Something else that I find to be interesting about f-cking is how dictionaries choose to define it. Many of them are going to provide you with two definitions: “to have sexual intercourse with” and “to treat unfairly or harshly (usually followed by over)” and that definitely makes me think of another term — casual sex and words that define casual like apathetic, careless and without serious or definite intention. So, the dictionary says that while f-cking is about having sexual intercourse — just like making love and having sex is — it goes a step further and says that it can include being treated unfairly or harshly.
And although that can make you think of assault on the surface, for sure — sometimes being treated unfairly or harshly is simply feeling like someone had sex AT you and not really WITH you; instinct (i.e., getting off) and that’s about it. Yeah, the way this puzzle is coming together, f-cking seems to be more about lust and self and not much else.

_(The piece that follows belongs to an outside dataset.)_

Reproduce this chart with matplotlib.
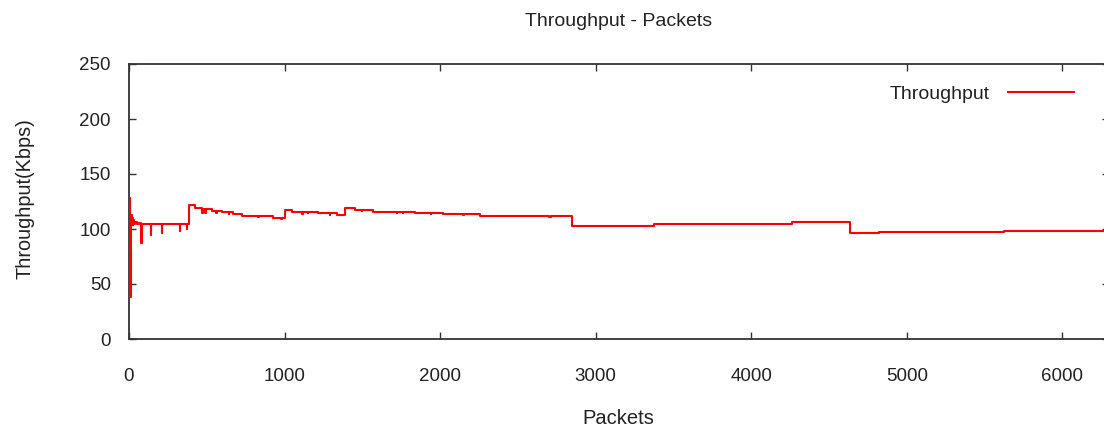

Now That You Know the Difference, What to Keep in Mind
Y’all, this is definitely the kind of topic that I could expound on until each and every cow comes home. That said, here’s hoping that I provided enough perspective on each act to close this out by encouraging you to keep the following three things to keep in mind:
1. Before you engage in copulation, be honest with yourself about what you’re ACTUALLY doing — and that your partner agrees with you. You know, they say that our brain is our biggest sex organ and honestly, breaking down the differences between making love, having sex and f-cking helps to prove that fact. I say that because, although the sex act itself is pretty much the same across the board, you and your partner’s mindset can make the experience completely different. That said, if you think that you are making love and they think y’all are just having sex — stuff can get pretty dicey. Bottom line: communicate in the bedroom before attempting to connect outside of it. It’s always worth it when you do.

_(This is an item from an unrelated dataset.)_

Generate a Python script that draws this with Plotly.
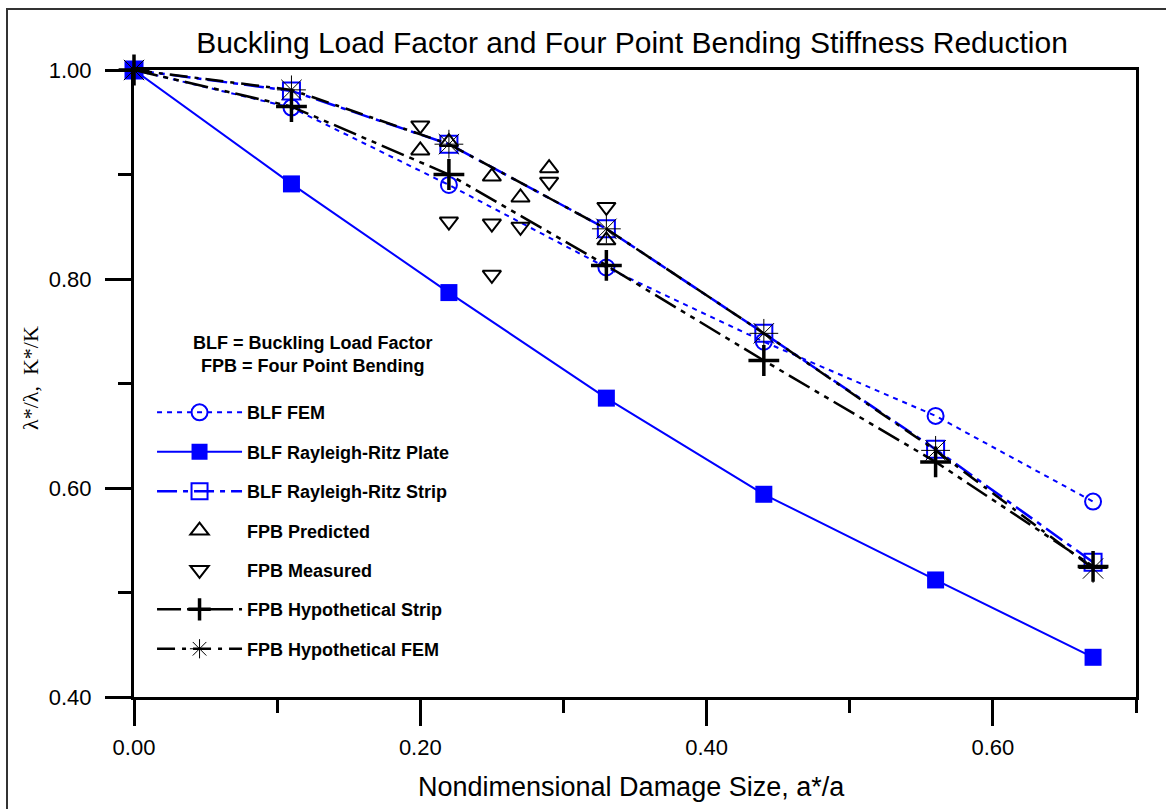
import plotly.graph_objects as go

# ---- data ----
x_sizes = [0.0, 0.11, 0.22, 0.33, 0.44, 0.56, 0.67]
blf_fem = [1.0, 0.964, 0.890, 0.811, 0.740, 0.669, 0.587]
blf_rr_plate = [1.0, 0.891, 0.787, 0.686, 0.594, 0.512, 0.438]
blf_rr_strip = [1.0, 0.980, 0.929, 0.848, 0.748, 0.637, 0.529]
fpb_hyp_strip = [1.0, 0.965, 0.900, 0.813, 0.722, 0.625, 0.525]
fpb_hyp_fem = [1.0, 0.981, 0.929, 0.848, 0.748, 0.636, 0.523]

pred_x = [0.20, 0.22, 0.25, 0.27, 0.29, 0.33]
pred_y = [0.923, 0.931, 0.898, 0.878, 0.906, 0.837]

meas_x = [0.20, 0.22, 0.25, 0.25, 0.27, 0.29, 0.33]
meas_y = [0.947, 0.855, 0.853, 0.804, 0.850, 0.893, 0.869]

x_ticks = [0.0, 0.2, 0.4, 0.6]
y_ticks = [0.4, 0.6, 0.8, 1.0]

BLUE = "#0000ff"
BLACK = "#000000"

fig = go.Figure()

fig.add_trace(go.Scatter(
    x=x_sizes, y=blf_fem, name="BLF FEM", mode="lines+markers",
    line=dict(color=BLUE, width=2, dash="5px,5px"),
    marker=dict(symbol="circle-open", size=16, color=BLUE, line=dict(width=2, color=BLUE)),
    legendgroup="g1", cliponaxis=False))
fig.add_trace(go.Scatter(
    x=x_sizes, y=blf_rr_plate, name="BLF Rayleigh-Ritz Plate", mode="lines+markers",
    line=dict(color=BLUE, width=2),
    marker=dict(symbol="square", size=17, color=BLUE),
    legendgroup="g2", cliponaxis=False))
fig.add_trace(go.Scatter(
    x=x_sizes, y=blf_rr_strip, name="BLF Rayleigh-Ritz Strip", mode="lines+markers",
    line=dict(color=BLUE, width=2.5, dash="20px,6px,5px,6px"),
    marker=dict(symbol="square-open", size=17, color=BLUE, line=dict(width=2, color=BLUE)),
    legendgroup="g3", cliponaxis=False))
fig.add_trace(go.Scatter(
    x=pred_x, y=pred_y, name="FPB Predicted", mode="markers",
    marker=dict(symbol="triangle-up-open", size=16, color=BLACK, line=dict(width=2, color=BLACK)),
    legendgroup="g4", cliponaxis=False))
fig.add_trace(go.Scatter(
    x=meas_x, y=meas_y, name="FPB Measured", mode="markers",
    marker=dict(symbol="triangle-down-open", size=16, color=BLACK, line=dict(width=2, color=BLACK)),
    legendgroup="g5", cliponaxis=False))
fig.add_trace(go.Scatter(
    x=x_sizes, y=fpb_hyp_strip, name="FPB Hypothetical Strip", mode="lines+markers",
    line=dict(color=BLACK, width=2.5, dash="24px,6px,5px,6px,5px,6px"),
    marker=dict(symbol="cross-thin-open", size=22, color=BLACK, line=dict(width=3.5, color=BLACK)),
    legendgroup="g6", cliponaxis=False))
fig.add_trace(go.Scatter(
    x=x_sizes, y=fpb_hyp_fem, name="FPB Hypothetical FEM", mode="lines+markers",
    line=dict(color=BLACK, width=2.5, dash="18px,7px,4px,7px"),
    marker=dict(symbol="asterisk-open", size=24, color=BLACK, line=dict(width=1, color=BLACK)),
    legendgroup="g7", cliponaxis=False))

axis_common = dict(
    showgrid=False, zeroline=False, showline=True, linecolor=BLACK, linewidth=3,
    mirror=True, ticks="outside", tickwidth=3, tickcolor=BLACK, ticklen=26,
    tickfont=dict(family="Liberation Sans", size=22, color=BLACK),
    tickformat=".2f",
)

fig.update_xaxes(**axis_common, range=[0, 0.70], tickvals=x_ticks,
                 minor=dict(dtick=0.1, tick0=0, ticks="outside", ticklen=13, tickwidth=3, tickcolor=BLACK),
                 ticklabelstandoff=3)
fig.update_yaxes(**axis_common, range=[0.40, 1.00], tickvals=y_ticks,
                 minor=dict(dtick=0.1, tick0=0, ticks="outside", ticklen=13, tickwidth=3, tickcolor=BLACK),
                 ticklabelstandoff=9)

fig.update_layout(
    width=1166, height=809,
    margin=dict(l=134, r=30, t=70, b=112),
    paper_bgcolor="white", plot_bgcolor="white",
    title=dict(text="Buckling Load Factor and Four Point Bending Stiffness Reduction",
               x=0.497, xref="paper", y=1 - 42 / 809, yref="container", yanchor="middle",
               xanchor="center",
               font=dict(family="Liberation Sans", size=30, color=BLACK)),
    showlegend=True,
    legend=dict(x=0.018, y=0.483, xanchor="left", yanchor="top",
                bgcolor="rgba(0,0,0,0)", borderwidth=0,
                font=dict(family="Liberation Sans", size=18, color=BLACK, weight="bold"),
                itemwidth=85, tracegroupgap=13, traceorder="grouped"),
    annotations=[
        dict(text="Nondimensional Damage Size, a*/a", xref="paper", yref="paper",
             x=0.497, y=-(787 - 697) / 627, xanchor="center", yanchor="middle",
             showarrow=False, font=dict(family="Liberation Sans", size=27, color=BLACK)),
        dict(text="λ*/λ,  K*/K", xref="paper", yref="paper", textangle=-90,
             x=(30 - 134) / 1002, y=(697 - 378) / 627, xanchor="center", yanchor="middle",
             showarrow=False, font=dict(family="Liberation Serif", size=22, color=BLACK)),
        dict(text="<b>BLF = Buckling Load Factor</b><br><b>FPB = Four Point Bending</b>",
             xref="paper", yref="paper", x=(313 - 134) / 1002, y=(697 - 354) / 627,
             xanchor="center", yanchor="middle", align="center", showarrow=False,
             font=dict(family="Liberation Sans", size=18, color=BLACK)),
    ],
    shapes=[
        dict(type="rect", xref="paper", yref="paper",
             x0=(7 - 134) / 1002, x1=(1175 - 134) / 1002,
             y0=-(820 - 697) / 627, y1=1 + (70 - 9) / 627,
             line=dict(color="#333333", width=2), fillcolor="rgba(0,0,0,0)", layer="below"),
    ],
)

fig.write_html("out.html", config={"displayModeBar": False},
               post_script="document.body.style.margin='0px';")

2. Yes, you can feel one way and do something else. I can just about guess what some of y’all are on: Shellie, we can love our partner and still just want to f-ck. If what you are saying is you can emotionally love someone and physically lust them and want to act sometimes on the lust without really factoring in the love — yes, I agree. Doggy style continues to be a favorite sex position for people, in general, and I’m more than confident that many of the participants polled are in a serious relationship. However, having lust-filled sex with someone who you know loves you is vastly different than doing it with someone who you have no clue what they think about you or you barely know at all. Y’all, please just make sure that you know…what you should know. Sex is too amazing to have a lot of regret after it.

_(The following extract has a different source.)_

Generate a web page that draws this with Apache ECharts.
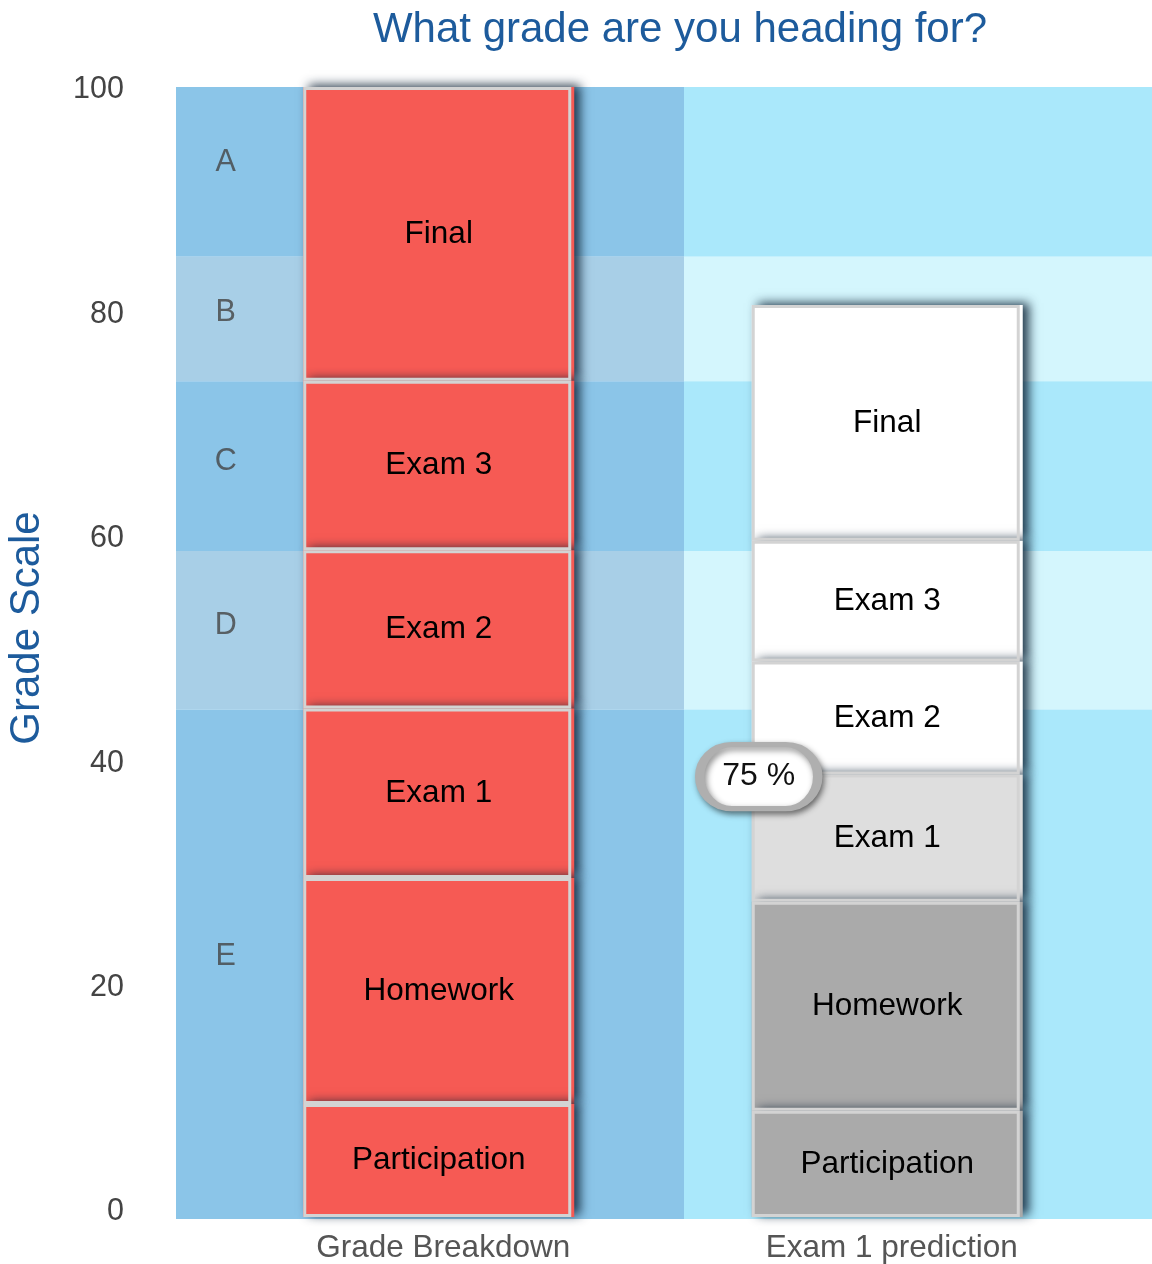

3. Have realistic expectations about sex. Listen, so much of my life consists of writing and talking about sex that I will be the first one to say that it deserves a ton of props for what it is able to do, in a wonderful way, for people mentally, emotionally and physically. Yet again, I’m not a fan of “make love” because something that feels really good doesn’t always mean that it is good for you. Meaning, you’ve got to be real about what sex with someone will do to your mind and spirit — not just what it will do for your body. An author by the name of Gabriel García Márquez once said, “Sex is the consolation you have when you can't have love.” For no one, should this be a constant norm. Feel me? I hope you do.
____
One act. Three very different experiences.
It’s kind of wild that sex has the ability to create that — and yet, clearly, it does.
Please just make sure that you know which experience you’re signing up for.
So that you’re having sex (you know, in general) instead of sex having you. Real talk.